Using these numbers, you can get some good information on your sessions, the most important being whether you are progressing at all. A higher Density, V Sum, or Average V will indicate higher loads than the previous session.

Application
So what do these numbers mean?


When trying to increase power or strength (ability), the most important number to track is Average V. This gives you an indication of session intensity – the number one measure of how hard you worked.


When trying to increase work capacity or all-day endurance, you will want to pay closest attention to the V Sum. This give you a picture of how much overall work you did, and is easy to add to. In an eight-week program, you might have to compare a dozen different sessions, and can “increase” your volume by simply adding a few easy problems at the end of a day. This is easy at first…when it gets less easy is when you know you are making progress.

 

When trying to increase long power or power endurance, Session Density is the measure to watch. This is where endurance route climbers can really tune up their fitness.

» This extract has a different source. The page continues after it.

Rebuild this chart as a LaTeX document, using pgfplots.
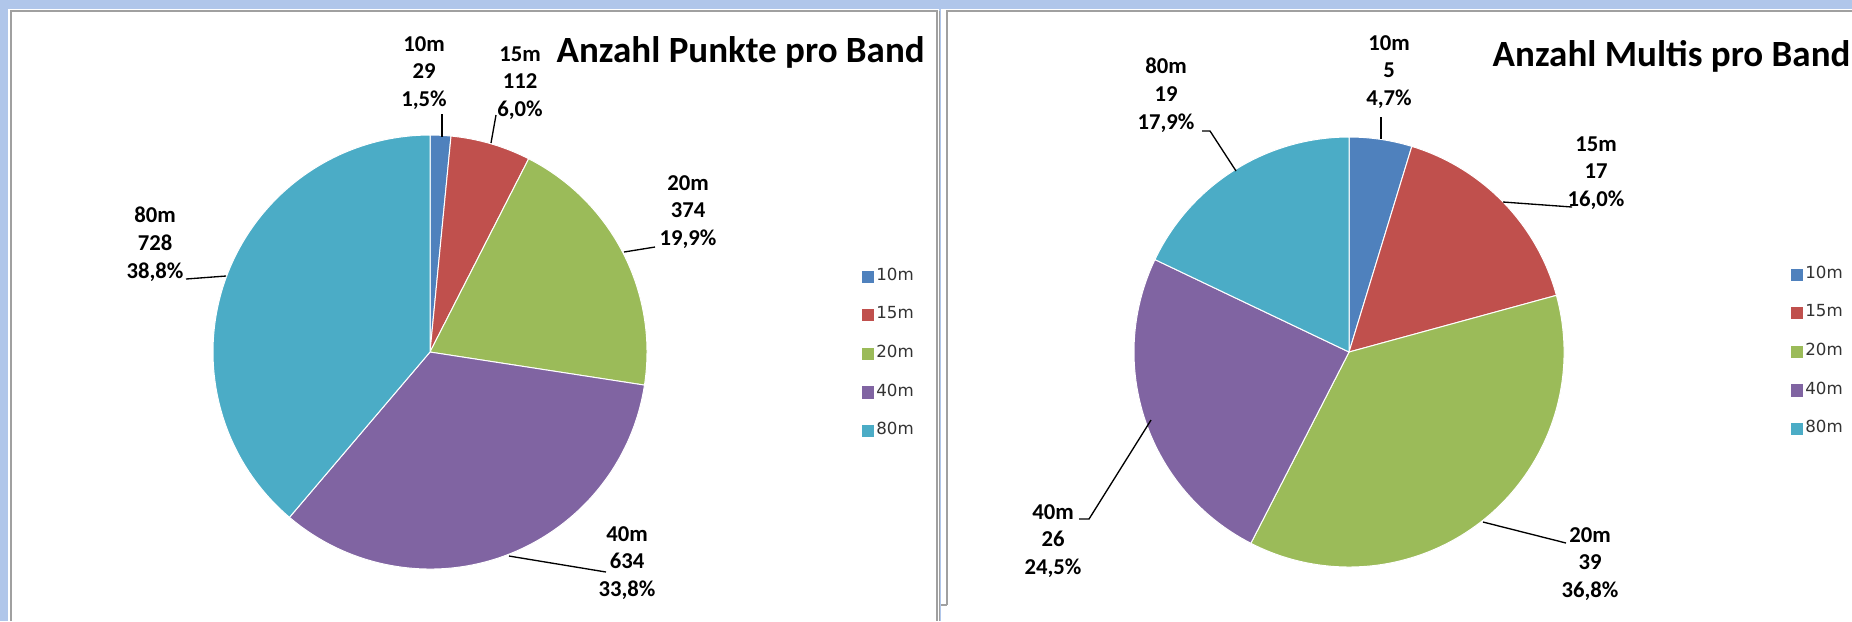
\documentclass[border=0pt]{standalone}
\usepackage{pgfplots}
\usepackage{pgfplotstable}
\pgfplotsset{compat=1.18}
\usepackage{fontspec}
\setmainfont{Carlito}
\newfontfamily\legfam{DejaVu Sans}
\definecolor{bgblue}{RGB}{176,198,234}
\definecolor{c10m}{RGB}{79,129,189}
\definecolor{c15m}{RGB}{192,80,77}
\definecolor{c20m}{RGB}{155,187,89}
\definecolor{c40m}{RGB}{128,100,162}
\definecolor{c80m}{RGB}{75,172,198}
\definecolor{framegray}{RGB}{160,160,160}
\newcommand\titlefont{\bfseries\fontsize{11.1}{12}\selectfont}
\newcommand\labfont{\bfseries\fontsize{6.8}{8.35}\selectfont}
\newcommand\legendfont{\legfam\fontsize{5.0}{6}\selectfont}

\pgfplotstableread{
band value
10m 29
15m 112
20m 374
40m 634
80m 728
}\punkte
\pgfplotstableread{
band value
10m 5
15m 17
20m 39
40m 26
80m 19
}\multis

\newcommand\drawpie[4]{% table, cx, cy, radius (px)
 \pgfplotsextra{%
  \def\tot{0}%
  \pgfplotsforeachungrouped \i in {0,1,2,3,4}{%
    \pgfplotstablegetelem{\i}{value}\of{#1}%
    \pgfmathsetmacro\tot{\tot+\pgfplotsretval}}%
  \def\cum{0}%
  \pgfmathsetmacro\rad{#4*0.3}%
  \pgfplotsforeachungrouped \i in {0,1,2,3,4}{%
    \pgfplotstablegetelem{\i}{value}\of{#1}%
    \pgfmathsetmacro\sa{90-360*(\cum/\tot)}%
    \pgfmathsetmacro\cum{\cum+\pgfplotsretval}%
    \pgfmathsetmacro\ea{90-360*(\cum/\tot)}%
    \pgfplotstablegetelem{\i}{band}\of{#1}%
    \edef\col{c\pgfplotsretval}%
    \fill[fill=\col, draw=white, line width=0.3pt] (axis cs:#2,#3) -- ++(canvas polar cs:angle=\sa,radius=\rad pt) arc[start angle=\sa,end angle=\ea,radius=\rad pt] -- cycle;
  }}}

\pgfplotsset{
  canvas/.style={x=0.3pt, y=0.3pt, y dir=reverse, xmin=0, xmax=1852, ymin=0, ymax=621,
    hide axis, clip=false, at={(0,0)}, anchor=south west,
    legend image code/.code={\fill[##1, draw=none] (0pt,-1.85pt) rectangle (3.7pt,1.85pt);},
    legend style={draw=none, fill=none, anchor=north west, font=\legendfont, text=black!80,
      row sep=5.2pt, inner sep=0pt, outer sep=0pt, nodes={inner sep=0.6pt}},
    legend cell align=left}
}
\tikzset{
  lead/.style={black, line width=0.4pt},
  lab/.style={align=center, font=\labfont, inner sep=0pt}
}

\begin{document}
\begin{tikzpicture}
% ---------- left panel ----------
\begin{axis}[canvas, name=A, legend style={at={(axis cs:862,266)}}]
\fill[bgblue] (axis cs:0,0) rectangle (axis cs:1852,621);
\fill[white] (axis cs:8,9) rectangle (axis cs:939,621);
\fill[white] (axis cs:941,9) rectangle (axis cs:1852,621);
\draw[framegray, line width=0.6pt] (axis cs:10.5,621) -- (axis cs:10.5,11) -- (axis cs:937,11) -- (axis cs:937,621);
\draw[framegray, line width=0.4pt] (axis cs:939.5,11) -- (axis cs:939.5,621);
\draw[framegray, line width=0.6pt] (axis cs:946.5,605) -- (axis cs:946.5,11) -- (axis cs:1852,11);
\draw[framegray, line width=0.4pt] (axis cs:941,605) -- (axis cs:946.5,605);
\drawpie{\punkte}{430}{352}{217}
\addlegendimage{fill=c10m}\addlegendentry{10m}
\addlegendimage{fill=c15m}\addlegendentry{15m}
\addlegendimage{fill=c20m}\addlegendentry{20m}
\addlegendimage{fill=c40m}\addlegendentry{40m}
\addlegendimage{fill=c80m}\addlegendentry{80m}
\node[anchor=west, font=\titlefont, inner sep=0pt] at (axis cs:556,52) {Anzahl Punkte pro Band};
\node[lab] at (axis cs:424,73) {10m\\29\\1,5\%};
\draw[lead] (axis cs:442,114) -- (axis cs:442,137);
\node[lab] at (axis cs:520,83) {15m\\112\\6,0\%};
\draw[lead] (axis cs:496,115) -- (axis cs:491,143);
\node[lab] at (axis cs:688,212) {20m\\374\\19,9\%};
\draw[lead] (axis cs:624,252) -- (axis cs:655,247);
\node[lab] at (axis cs:627,563) {40m\\634\\33,8\%};
\draw[lead] (axis cs:509,556) -- (axis cs:606,572);
\node[lab] at (axis cs:155,244) {80m\\728\\38,8\%};
\draw[lead] (axis cs:186,279) -- (axis cs:226,276);
\end{axis}
% ---------- right panel ----------
\begin{axis}[canvas, name=B, legend style={at={(axis cs:1791,264)}}]
\drawpie{\multis}{1349}{352}{215}
\addlegendimage{fill=c10m}\addlegendentry{10m}
\addlegendimage{fill=c15m}\addlegendentry{15m}
\addlegendimage{fill=c20m}\addlegendentry{20m}
\addlegendimage{fill=c40m}\addlegendentry{40m}
\addlegendimage{fill=c80m}\addlegendentry{80m}
\node[anchor=west, font=\titlefont, inner sep=0pt] at (axis cs:1492,56) {Anzahl Multis pro Band};
\node[lab] at (axis cs:1389,72) {10m\\5\\4,7\%};
\draw[lead] (axis cs:1381,117) -- (axis cs:1381,139);
\node[lab] at (axis cs:1596,173) {15m\\17\\16,0\%};
\draw[lead] (axis cs:1503,202) -- (axis cs:1572,207);
\node[lab] at (axis cs:1590,564) {20m\\39\\36,8\%};
\draw[lead] (axis cs:1483,522) -- (axis cs:1566,543);
\node[lab] at (axis cs:1053,541) {40m\\26\\24,5\%};
\draw[lead] (axis cs:1079,519) -- (axis cs:1089,519) -- (axis cs:1151,420);
\node[lab] at (axis cs:1166,95) {80m\\19\\17,9\%};
\draw[lead] (axis cs:1202,131) -- (axis cs:1210,131) -- (axis cs:1236,171);
\end{axis}
\pgfresetboundingbox
\path[use as bounding box] (A.south west) rectangle (A.north east);
\end{tikzpicture}
\end{document}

Like I said before – it’s a challenge to quantify training in this way, but these simple measures can be used quickly and effectively. The biggest error we see in climbers is non-progression. This is not because they can’t move forward, it’s simply that they don’t know how.

3 Comments

  1. tfarnham on April 3, 2019 at 5:49 pm

    When you are tracking these numbers, how do you factor in your attempts on your limit problems? In your book, the limit bouldering sessions involve about 40 minutes of limit bouldering, but I find myself generally burning only one or two or three moves during this phase of the workout. Do I include these attempts or these problems in my calculations? I would love to get some clarification on this. You do clarify on this a little bit more so in this article than in the book by saying, “In general, if my athletes fall low on a problem, we call it a scratch and start over. Likewise, an almost-send gets counted.” However, what about the limit bouldering section of the workout when you should be working limit moves and sequences?

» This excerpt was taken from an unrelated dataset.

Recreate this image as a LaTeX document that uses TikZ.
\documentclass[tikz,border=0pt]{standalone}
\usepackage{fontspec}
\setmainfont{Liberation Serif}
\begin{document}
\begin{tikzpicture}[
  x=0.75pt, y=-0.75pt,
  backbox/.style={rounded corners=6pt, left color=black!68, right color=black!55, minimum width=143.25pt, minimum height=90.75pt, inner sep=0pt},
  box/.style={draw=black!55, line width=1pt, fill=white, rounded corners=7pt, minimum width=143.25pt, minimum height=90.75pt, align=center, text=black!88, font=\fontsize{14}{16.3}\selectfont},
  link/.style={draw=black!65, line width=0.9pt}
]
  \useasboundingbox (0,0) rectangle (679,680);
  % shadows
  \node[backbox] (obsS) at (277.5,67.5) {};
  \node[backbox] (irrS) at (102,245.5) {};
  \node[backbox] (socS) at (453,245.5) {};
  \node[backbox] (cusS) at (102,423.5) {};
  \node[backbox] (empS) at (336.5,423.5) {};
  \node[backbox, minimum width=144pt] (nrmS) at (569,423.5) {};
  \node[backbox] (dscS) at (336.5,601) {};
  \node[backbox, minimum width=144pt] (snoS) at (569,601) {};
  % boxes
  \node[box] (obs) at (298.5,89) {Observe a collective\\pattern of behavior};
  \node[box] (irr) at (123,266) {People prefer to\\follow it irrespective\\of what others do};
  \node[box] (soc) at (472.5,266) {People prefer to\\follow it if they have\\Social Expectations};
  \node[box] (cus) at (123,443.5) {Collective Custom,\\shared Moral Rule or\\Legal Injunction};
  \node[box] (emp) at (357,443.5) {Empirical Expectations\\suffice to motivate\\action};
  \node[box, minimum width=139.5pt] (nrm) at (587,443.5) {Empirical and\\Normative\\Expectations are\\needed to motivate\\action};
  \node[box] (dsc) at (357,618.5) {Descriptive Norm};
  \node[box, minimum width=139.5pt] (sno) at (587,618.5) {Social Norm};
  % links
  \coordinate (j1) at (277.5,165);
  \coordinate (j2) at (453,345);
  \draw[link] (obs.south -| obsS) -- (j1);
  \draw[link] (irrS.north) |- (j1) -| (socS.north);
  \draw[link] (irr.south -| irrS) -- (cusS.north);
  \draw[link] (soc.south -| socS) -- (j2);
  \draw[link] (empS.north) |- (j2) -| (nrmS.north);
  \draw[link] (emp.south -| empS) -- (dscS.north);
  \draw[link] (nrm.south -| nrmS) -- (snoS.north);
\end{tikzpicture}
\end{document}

    • Steve Bechtel on April 4, 2019 at 8:07 pm

      With limit bouldering, we encourage a full accounting of the details on each attempt. This includes grade, angle, nature of problem, attempt#, rating of perceived exertion, number of moves completed, and impression of the attempt. This takes a minute or 2 per problem, but is a great thing to do while you rest. The normal quantification of bouldering can be used on easy (OS-3 or easier), medium (OS-2 to OS), and hard (OS to OS +2) level problems pretty well.

  2. Joe M. on June 14, 2019 at 10:03 pm

    This is great, thanks for sharing. I have been using a similar strategy, but instead I calculate the “Intensity” of the session by taking the product of the average climb rating (V-Scale) and the sum of the ratings for that session. I was using just the average to track my workouts, and this worked great when I was able to do the same number of problems each session. This is seemed to work well until I took my kids to the gym one day and was having a really great day, but then had to cut it short — my average was high but the average didn’t capture the intensity of the workout relative to others. This is when I had the idea to use the product to quantify the intesity as it accounts for the difficulty and duration, and I liked the idea that the intensity was product. I have spreadsheet set up on my phone and and enter in the scores every 5 climbs. If you set up your sheet before hand you will be able to track your workout in real-time; mine calculates the Ave, Sum, and Intensity (Ave*Sum) and plots them as I enter new values for the session. For the incomplete problems I settled on counting problems where I made at least 3-attempts and completed >50% of the route. It is good to see other methods.